記憶體合併存取 (Memory Coalescing) 與 DRAM Bursts

#memory-and-performance #memory-coalescing #corner-turning #dram-bursts #row-major-layout

重點總覽 (Overview)

項目	重點	一句話
DRAM cell	電容 + sense amplifier，charge sharing 偵測	存取需「數十 ns」,遠慢於 sub-ns 時脈 → 慢
DRAM burst	一次存取會帶出一整段連續位置	多個 sensor 平行讀,連續位置高速送出
Coalescing	warp 內 32 threads 同時 load 連續位置 → 硬體合併成 1 個請求	把 burst 用滿,減少 global memory traffic
Row-major	C/CUDA 多維陣列以列為主線性化	`M[row*Width + col]`,同列相鄰、上下相隔 `Width`
Coalesced 條件	`index = k*Width + col`,`col` 含 `threadIdx.x`	連續 thread → 連續位址 → 1 burst
Uncoalesced	`index = col*Width + k`(column-major)	連續 thread → 相隔 `Width` → 多次存取
Corner turning	以 coalesced 方式搬入 shared memory,再做不利存取	修正 column-major 輸入,SRAM 不需 coalescing

一句話定義

Memory coalescing:當一個 warp 的所有 threads 在同一個 load 指令存取「連續的 global memory 位址」時,硬體會把它們合併 (coalesce) 成一個對連續 DRAM 位置的請求,讓 DRAM 以一個 burst 交付資料。

為什麼 DRAM 很慢 (Why DRAM Is Slow) 與 DRAM Bursts

DRAM cell = 微小電容,以是否帶電荷區分 0/1。
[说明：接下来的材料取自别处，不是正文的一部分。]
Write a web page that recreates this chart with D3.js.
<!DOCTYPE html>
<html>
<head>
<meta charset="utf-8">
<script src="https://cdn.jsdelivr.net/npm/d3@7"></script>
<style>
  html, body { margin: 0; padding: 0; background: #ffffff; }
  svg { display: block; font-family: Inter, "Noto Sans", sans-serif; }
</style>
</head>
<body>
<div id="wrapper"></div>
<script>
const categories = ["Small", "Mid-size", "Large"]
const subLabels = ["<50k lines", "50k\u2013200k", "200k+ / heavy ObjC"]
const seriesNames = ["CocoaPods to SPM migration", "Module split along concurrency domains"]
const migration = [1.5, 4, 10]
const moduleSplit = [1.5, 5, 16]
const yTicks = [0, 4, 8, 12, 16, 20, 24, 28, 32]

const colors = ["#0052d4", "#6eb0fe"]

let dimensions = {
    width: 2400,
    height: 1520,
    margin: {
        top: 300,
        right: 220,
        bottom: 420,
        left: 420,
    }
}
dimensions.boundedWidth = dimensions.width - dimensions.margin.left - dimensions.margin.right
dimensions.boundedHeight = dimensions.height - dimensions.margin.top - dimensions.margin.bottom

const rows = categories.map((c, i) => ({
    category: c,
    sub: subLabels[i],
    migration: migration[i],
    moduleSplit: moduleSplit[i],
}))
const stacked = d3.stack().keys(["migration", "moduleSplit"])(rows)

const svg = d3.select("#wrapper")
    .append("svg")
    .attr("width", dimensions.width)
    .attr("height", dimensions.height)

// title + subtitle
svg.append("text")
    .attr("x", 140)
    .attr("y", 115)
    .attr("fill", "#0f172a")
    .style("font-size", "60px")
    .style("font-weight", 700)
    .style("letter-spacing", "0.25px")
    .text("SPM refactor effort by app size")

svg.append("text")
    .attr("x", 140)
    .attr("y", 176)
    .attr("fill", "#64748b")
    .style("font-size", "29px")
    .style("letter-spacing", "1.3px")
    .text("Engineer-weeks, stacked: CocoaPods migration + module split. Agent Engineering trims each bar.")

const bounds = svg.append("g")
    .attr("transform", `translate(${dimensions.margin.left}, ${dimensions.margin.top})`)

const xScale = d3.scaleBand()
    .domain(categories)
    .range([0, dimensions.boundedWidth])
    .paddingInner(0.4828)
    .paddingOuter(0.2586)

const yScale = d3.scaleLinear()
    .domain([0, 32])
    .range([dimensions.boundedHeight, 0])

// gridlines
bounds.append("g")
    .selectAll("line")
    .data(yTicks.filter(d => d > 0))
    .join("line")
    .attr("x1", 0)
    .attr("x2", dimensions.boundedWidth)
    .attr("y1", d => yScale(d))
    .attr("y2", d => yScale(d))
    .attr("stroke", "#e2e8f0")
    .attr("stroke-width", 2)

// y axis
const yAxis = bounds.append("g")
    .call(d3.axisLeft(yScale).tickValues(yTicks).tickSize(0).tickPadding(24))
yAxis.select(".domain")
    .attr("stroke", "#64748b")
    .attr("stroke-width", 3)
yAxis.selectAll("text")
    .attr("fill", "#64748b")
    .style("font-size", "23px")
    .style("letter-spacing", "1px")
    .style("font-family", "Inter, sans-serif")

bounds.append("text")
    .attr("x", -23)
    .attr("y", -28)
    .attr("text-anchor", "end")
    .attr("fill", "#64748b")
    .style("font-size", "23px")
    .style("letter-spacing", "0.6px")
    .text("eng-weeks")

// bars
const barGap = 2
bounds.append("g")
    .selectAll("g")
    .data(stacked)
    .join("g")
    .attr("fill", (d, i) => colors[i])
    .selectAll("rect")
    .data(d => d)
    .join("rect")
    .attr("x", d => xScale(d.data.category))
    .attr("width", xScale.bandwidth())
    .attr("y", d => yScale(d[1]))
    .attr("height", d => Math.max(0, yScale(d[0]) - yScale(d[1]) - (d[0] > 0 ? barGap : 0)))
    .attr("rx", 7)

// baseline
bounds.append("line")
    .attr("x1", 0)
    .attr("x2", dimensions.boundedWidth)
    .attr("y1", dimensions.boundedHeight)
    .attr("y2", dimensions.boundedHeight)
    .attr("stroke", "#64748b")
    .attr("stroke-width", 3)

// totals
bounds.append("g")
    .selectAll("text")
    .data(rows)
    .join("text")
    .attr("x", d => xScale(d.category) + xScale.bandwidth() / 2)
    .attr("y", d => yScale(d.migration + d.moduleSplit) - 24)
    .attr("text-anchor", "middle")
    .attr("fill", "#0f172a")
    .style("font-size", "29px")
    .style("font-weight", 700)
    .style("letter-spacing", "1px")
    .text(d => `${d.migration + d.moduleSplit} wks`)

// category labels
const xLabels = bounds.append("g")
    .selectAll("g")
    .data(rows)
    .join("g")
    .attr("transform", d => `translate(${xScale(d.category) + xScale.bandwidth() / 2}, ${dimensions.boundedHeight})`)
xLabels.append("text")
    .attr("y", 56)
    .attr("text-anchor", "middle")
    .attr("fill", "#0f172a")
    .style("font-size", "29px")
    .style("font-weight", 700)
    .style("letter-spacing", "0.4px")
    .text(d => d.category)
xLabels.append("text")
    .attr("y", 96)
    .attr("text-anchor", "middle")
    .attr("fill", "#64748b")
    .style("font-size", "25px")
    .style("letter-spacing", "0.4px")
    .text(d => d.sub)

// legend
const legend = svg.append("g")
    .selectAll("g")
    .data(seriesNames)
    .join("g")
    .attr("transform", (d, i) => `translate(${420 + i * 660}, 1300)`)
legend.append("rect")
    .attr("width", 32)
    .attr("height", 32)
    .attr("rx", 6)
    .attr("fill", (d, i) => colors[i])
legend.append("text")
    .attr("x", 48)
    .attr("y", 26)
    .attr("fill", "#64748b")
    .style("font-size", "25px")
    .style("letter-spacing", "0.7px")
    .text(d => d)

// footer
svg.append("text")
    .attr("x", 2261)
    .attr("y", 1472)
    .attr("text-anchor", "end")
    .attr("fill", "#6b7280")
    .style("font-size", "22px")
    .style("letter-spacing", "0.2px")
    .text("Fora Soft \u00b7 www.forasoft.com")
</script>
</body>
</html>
讀取時電容要把電荷分享給高電容的 bit line,再由 sense amplifier 判斷 → 類比:走廊另一端用「咖啡香味」判斷咖啡口味。
此過程約 數十奈秒 (tens of ns),相對於 sub-nanosecond 的時脈極慢;且電容為了塞更多 bit 而越做越小 → latency 長年沒下降。
解法:用平行性提升 access throughput。
- DRAM burst:每次存取一個位置,會把「包含該位置的一段連續位置」一起帶出。許多 sensor 平行運作,各偵測一個 bit,偵測完整段連續資料高速送往處理器。
- 若程式聚焦使用 burst 內的資料,DRAM 供給速率遠高於隨機存取。

DRAM access cost:  [====== long row access latency (tens of ns) ======][ burst transfer ]
                    很慢 (electrical charge sharing)                     很快 (連續資料)
聚焦使用一個 burst 內的所有 byte  →  攤平 latency,逼近 peak 頻寬

CPU 也適用

CPU cache line 通常對應一或多個 DRAM burst。用滿每條 cache line 的位元組,效能遠高於隨機存取。本章技巧可移植到 CPU 程式。
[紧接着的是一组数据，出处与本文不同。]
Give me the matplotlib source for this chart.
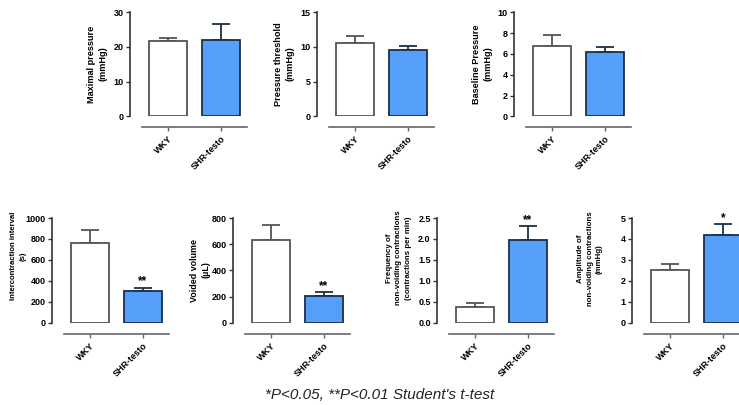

合併存取硬體與 Row-Major 線性化 (Coalescing Hardware & Row-Major Layout)

利用 warp 內 threads 同時執行同一指令 (SIMD) 的事實:當整個 warp 執行一個 load,硬體偵測它們是否存取連續的 global memory 位置。
最佳模式:thread 0 → X、thread 1 → X+1、thread 2 → X+2 …,硬體合併成「對連續位置的單一請求」,DRAM 以 burst 交付。
要判斷能否 coalesce,先回顧 C/CUDA 多維陣列的 row-major 線性化:同一列的相鄰元素放在連續位址。
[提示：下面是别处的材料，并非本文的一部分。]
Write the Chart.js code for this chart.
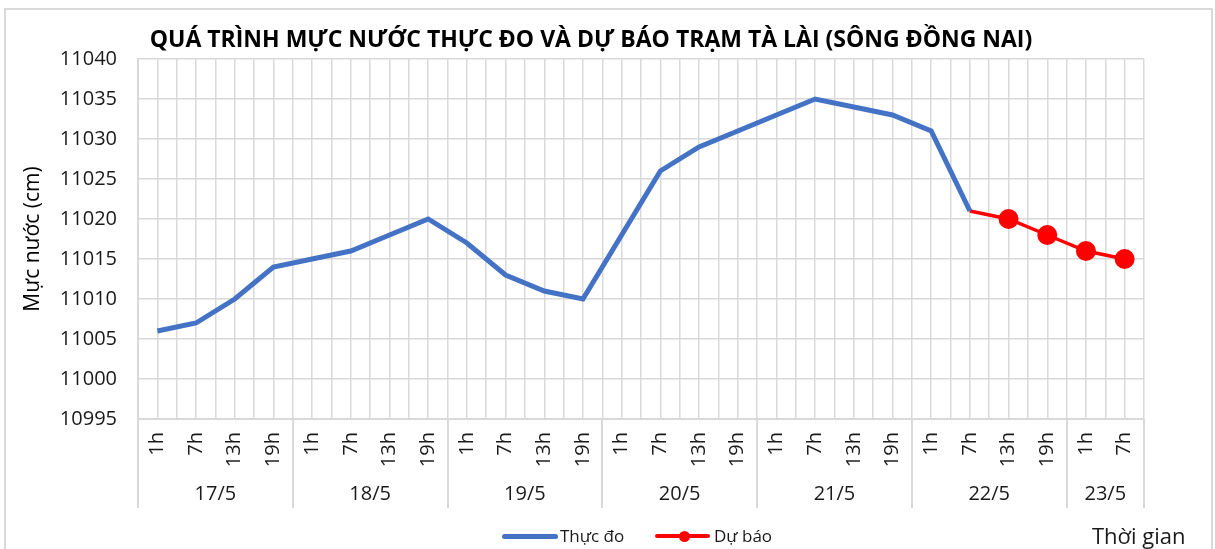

2D matrix M (4x4)                 Row-major 線性記憶體
 M00 M01 M02 M03      →    addr: 0   1   2   3   4   5   6   7   ...
 M10 M11 M12 M13                 M00 M01 M02 M03 M10 M11 M12 M13 ...
 M20 M21 M22 M23                 ▲                ▲
 M30 M31 M32 M33                 M00 與 M10「相隔 Width(=4) 個位置」,非相鄰

對齊要求 (alignment)

某些 CUDA device 要求起始位址 X 對齊到 16-word(64-byte)邊界(低 6 bit 為 0)。新裝置因有 L2 cache 已放寬此限制。此外,現代裝置的 cache 會自動 coalesce 部分模式,但手動安排存取模式在可見的未來仍顯著影響效能。

Coalesced vs Uncoalesced 存取模式

以矩陣乘法中對「第二個輸入矩陣 M」的存取為例:col = blockIdx.x*blockDim.x + threadIdx.x(連續 thread → 連續 col),迴圈以 k 走過列。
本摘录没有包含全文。